I am grateful this evening for the process of letting go. Every time I experience one of these little grief bursts I realize that I am letting go, releasing a little more of the pain of the loss. It doesn’t necessarily get easy, it simply gets easier. I found myself riffling back through some boxes in my guest room closet looking for pictures from my wedding nearly 27 years ago. I realized that it is one of the few pictures I knew I had in my possession that showed me in a picture with my father. I had previously scoured all the expected places in my rooms looking for my wedding photos because I was seeking a particular picture of me with my sister Michaele (I also have very few pictures of me with her), but could not find it. Tonight, I seemed to know exactly where to go to find them, and there they were.

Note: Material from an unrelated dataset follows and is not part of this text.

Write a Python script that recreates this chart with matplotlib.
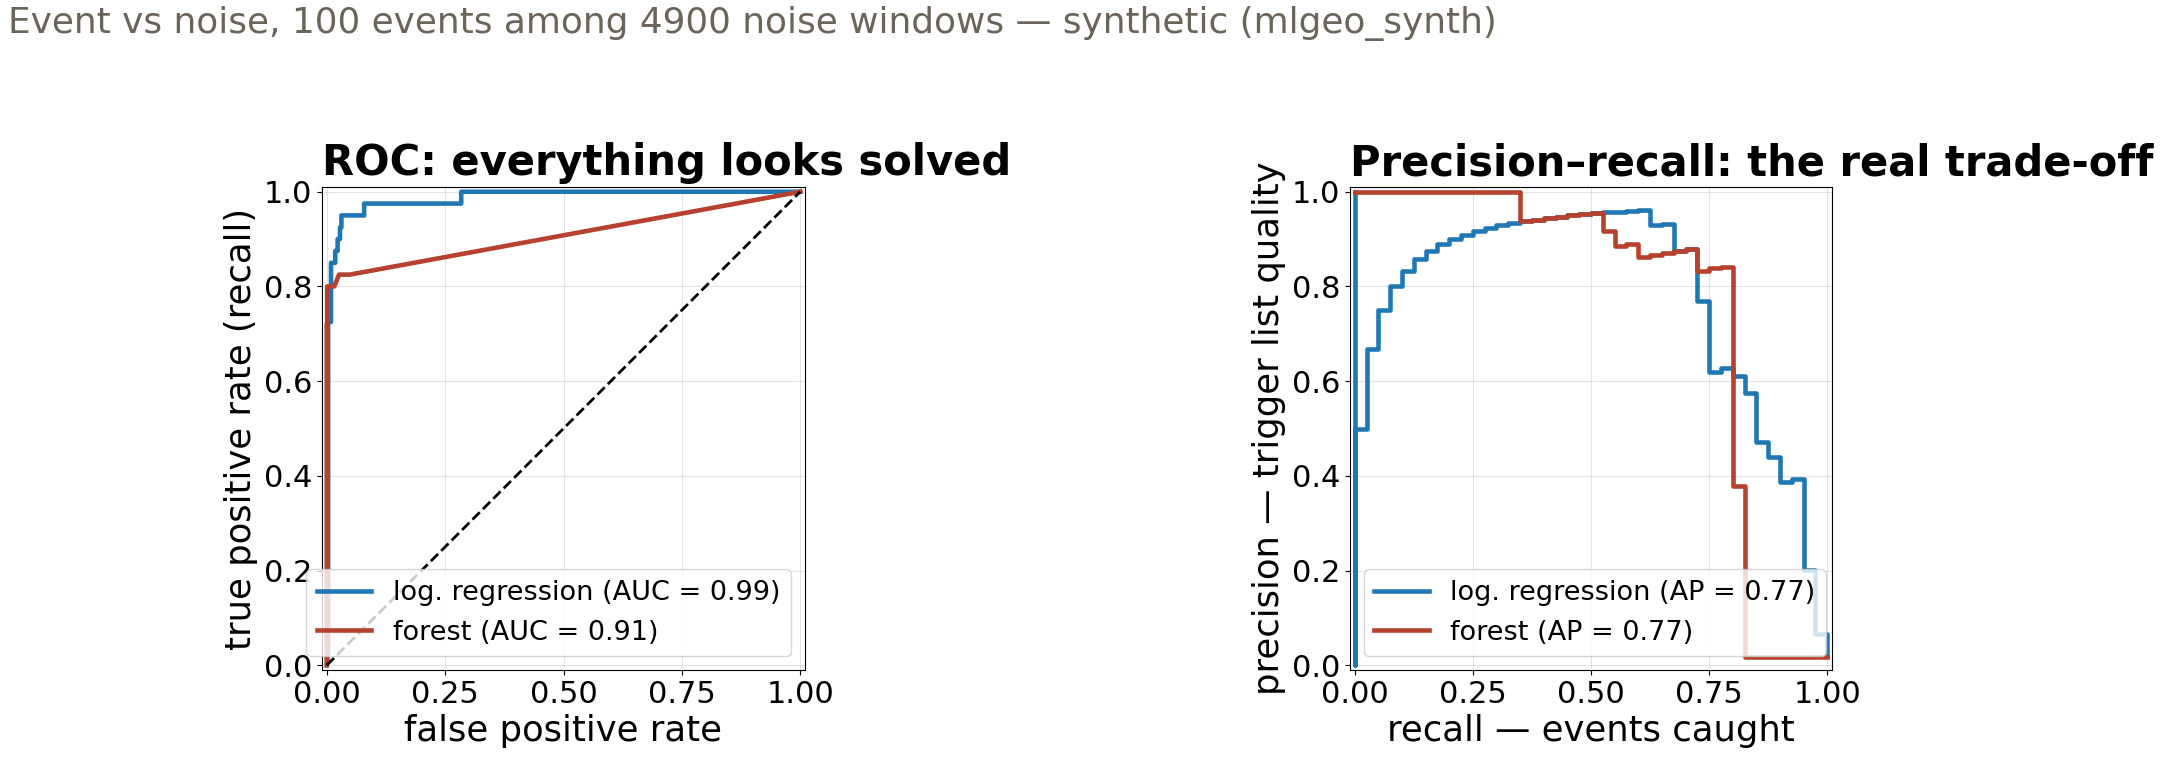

Going through the photographs to find the one I was looking for was itself a release of sorts. Looking through the photos (which never made it into a book, to what would have been my mother’s chagrin had she known) I saw a young version of myself I barely recognize now surrounded by equally young-looking sisters. I looked through all of them, allowing my heart to take in all of the emotion of walking back through those memories once beautiful then painful and now touching in a completely different way. I found myself once again being grateful that I hadn’t thrown away the photos as I’d been tempted to right after the divorce. I can look on them now as a deeply important time in my life; one that represented so many things to me at that time and remains significant even now. I can look at them with gratitude for the friendship that I now have with my ex-husband, from whom I have now been divorced more years than we were married, knowing that the purpose for our time together was to bring two really great beings into the world in the form of our children.

Life is so interesting. Tonight I was feeling the grief of the loss of my parents and in seeking to release a little of that pain, I search for a picture that allows me to release yet a little more. And in that search I find, once again, so many things for which I am grateful. And I smile. I’ll close with a chorus from a song I wrote called, “Letting Go.”

People come in our lives and for a while they stay.
But they’re not ours to keep
We let them go, we give them away.
So we gotta make the best we can of each and every day.
‘Cause all too soon we know
We’ll face another time of letting go.